The 100m was first, and I just held on to take the win in 11.77 with Fiona .01 of a second behind. The next day they couldn’t split us in the hurdles, and we were both awarded the time of 13.41.

My winning ways continued a month later at the Australian junior championships in Brisbane, where I won the Under 20 100m hurdles by almost 10 metres, clocking 13.84. Everything was on track for the 100m, where I ran 11.82 in the heat to be easily the fastest qualifier for the final.

With my confidence brimming, I was focused on a slick time, given the conditions were perfect with a nice tail wind to assist the sprinters. That was the plan, until about 10 metres into the race when I tore my hamstring.

Previously, when I saw people jump in the air and carry on after tearing their hamstring, I always thought in a way they were faking it. Now I knew they weren’t. It seriously hurt. That was the first time I’d suffered an injury of that nature, and I was in agony as I limped off.

The plan was already to focus on training that year, and now we had to throw a few months of rehabilitation into the mix.

Mum certainly jumped onto the program and, as usual, went above and beyond for me. To maintain my body I was going to need massage and physio every week in the leadup to the Commonwealth Games, which was going to add another $100 to the weekly budget. We didn’t have that sort of money, so Mum decided she needed to get another job.

She already worked as a team leader in customer services at trade exchange company Bartercard in Southport. The second job was with the company that took care of the out-of-hours enquiries for Bartercard. It meant Mum worked on the phones from 6 am to 1 pm every Saturday and Sunday, and then one night during the week. It was an incredible sacrifice, working seven days a week just so I could be an athlete.
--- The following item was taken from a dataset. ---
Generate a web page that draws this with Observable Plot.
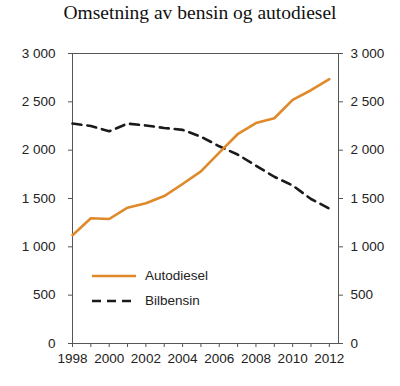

I actually felt guilty about it, but nothing surprised me with my mother.

She’d worked two jobs right up until she was eight months pregnant because she wanted to save up enough money to take me over to England when she was on her maternity leave. For years she’d been baking cakes and selling scones to raise the funds to send me to various junior carnivals around the country. Her boss was a great supporter of mine and it was almost an order in their office that people had to bring in something they’d made at home. Mum would then load up a trolley with all the sandwiches, cakes and biscuits from her co-workers and go around to all the other floors in the building selling the goodies.

Thankfully I lived up to my part of the bargain and was in good shape as I approached the most important couple of months of my short career.

The Commonwealth Games selection trials were in Sydney at the start of February and I went in confident, given I’d run 11.41 at the Telstra A-series meet in Canberra just a week earlier. I was desperate to make my second senior Australian team and didn’t miss a beat, improving steadily from the heat to semifinal and then blitzing the final, winning in 11.66 from the Northern Territory’s Crystal Attenborough (11.81) with Melanie Kleeberg third (11.82).

There were no mistakes a couple of days later in the 100m hurdles, where I defended my national title by winning in 13.35 from New Zealand’s Andrea Miller (13.70).

I was pretty excited when I got back home, although my new boyfriend seemed more surprised. His name was Kieran Pearson, and we’d been in the same year level at high school but hadn’t really known each other then. He was an apprentice plumber and gas fitter and not a big track and field fan.

‘I’m going to the Commonwealth Games,’ I said.